Une dégradation progressive vers une impotence de l’épaule et de l’avant-bras
En mai, un patient de 82 ans consulte un ORL pour une épistaxis bilatérale accompagnée d’une rhinorrhée claire. Celui-ci constate une nette ectasie de la tâche vasculaire gauche qui est cautérisée au nitrate d’argent. Aucune douleur cervicale n’a été décrite par le patient lors de cette consultation.
En août, la famille signale au médecin traitant, lors d’une consultation pour renouvellement d’ordonnance, une perte de poids de 12 kilos et un torticolis du côté droit.
Par la suite, le patient se plaint d’un blocage du bras droit et de douleurs cervicales auprès d’un médecin acupuncteur qui décide de plusieurs séances.
Devant la persistance des symptômes, il propose une imagerie que le patient refuse, expliquant qu’il verra cela avec son médecin traitant.
Fin novembre, l’état de son mari se dégradant, l’épouse du patient contacte le médecin traitant pour demander la prescription d’un lit médicalisé. Le praticien propose alors une hospitalisation que le patient refuse.
Finalement, sur demande du médecin traitant, le patient, qui présentait à ce moment-là une impotence quasi complète du moignon de l’épaule et de l’avant-bras gauche, est hospitalisé pour bilan de cervicalgies persistantes depuis 4 mois.
L’IRM montre une volumineuse lésion au niveau de C 4 avec :
- envahissement antéro latéral de la moelle,
- refoulement et envahissement des parties molles adjacentes,
- infiltrat des foramens sus et sous-jacents.
Compte tenu du caractère très suspect de la lésion, le bilan est poursuivi et met en évidence une masse rénale au pôle inférieur du rein gauche d’environ 6 centimètres, d’allure néoplasique, correspondant vraisemblablement au primitif.
Au vu de la dégradation de l’état général du patient et en accord avec la famille, une prise en charge palliative est décidée.

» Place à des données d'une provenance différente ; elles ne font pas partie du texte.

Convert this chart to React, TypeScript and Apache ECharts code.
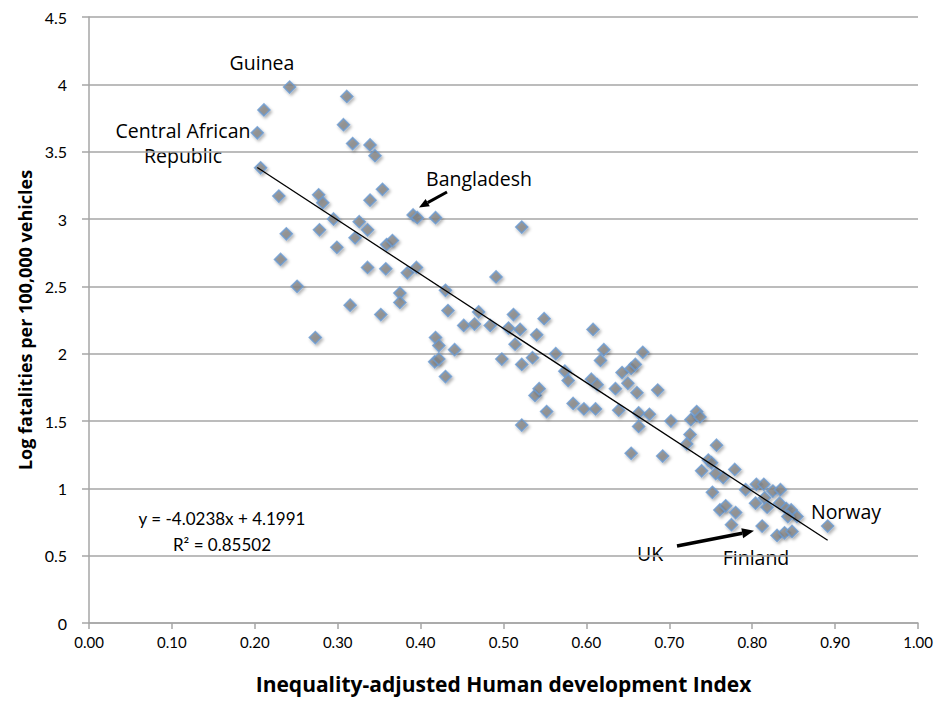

Quelques jours après, le patient décède.
Deux responsables : le médecin traitant et l’acupuncteur
Reprenant les conclusions expertales, la CCI conclut à la responsabilité conjointe du médecin traitant et de l’acupuncteur pour :
- ne pas avoir envisagé et demandé de bilan. Bilan que l’acupuncteur soulignait avoir demandé, mais qu’il sera dans l’incapacité de démontrer faute de l’avoir noté dans son dossier ;
- ne pas avoir sollicité d’avis spécialisé alors même que la symptomatologie persistait et même s’aggravait.
En revanche, celle du médecin ORL est écartée puisque lors de sa consultation, le patient ne se plaignait d’aucun autre signe que d’une épistaxis ne justifiant pas de bilan plus approfondi.
La CCI impute au retard diagnostique une perte de chance pour le médecin traitant à hauteur de 10 % et de 30 % pour le médecin acupuncteur.
Que retenir de ce cas pratique ?
En somme, comme le rappelle la HAS, les cervicalgies non traumatiques sont le plus souvent "communes", sans signes de gravité. La douleur s’améliore généralement avec un traitement symptomatique en 4 à 6 semaines sans qu’aucun examen d’imagerie ne soit nécessaire.
Plus rarement, elles s’accompagnent de signes d’alerte qui doivent être recherchés devant toute cervicalgie et qui orientent vers une prise en charge spécifique :
- atteinte médullaire,
- maladie inflammatoire rhumatismale,
- infection,
- tumeur,
- complication d’une chirurgie antérieure, atteinte vasculaire (dissection artérielle cervicale).
Au-delà de ce délai de 4 à 6 semaines, en cas de résistance au traitement médical bien respecté, des examens radiologiques sont nécessaires.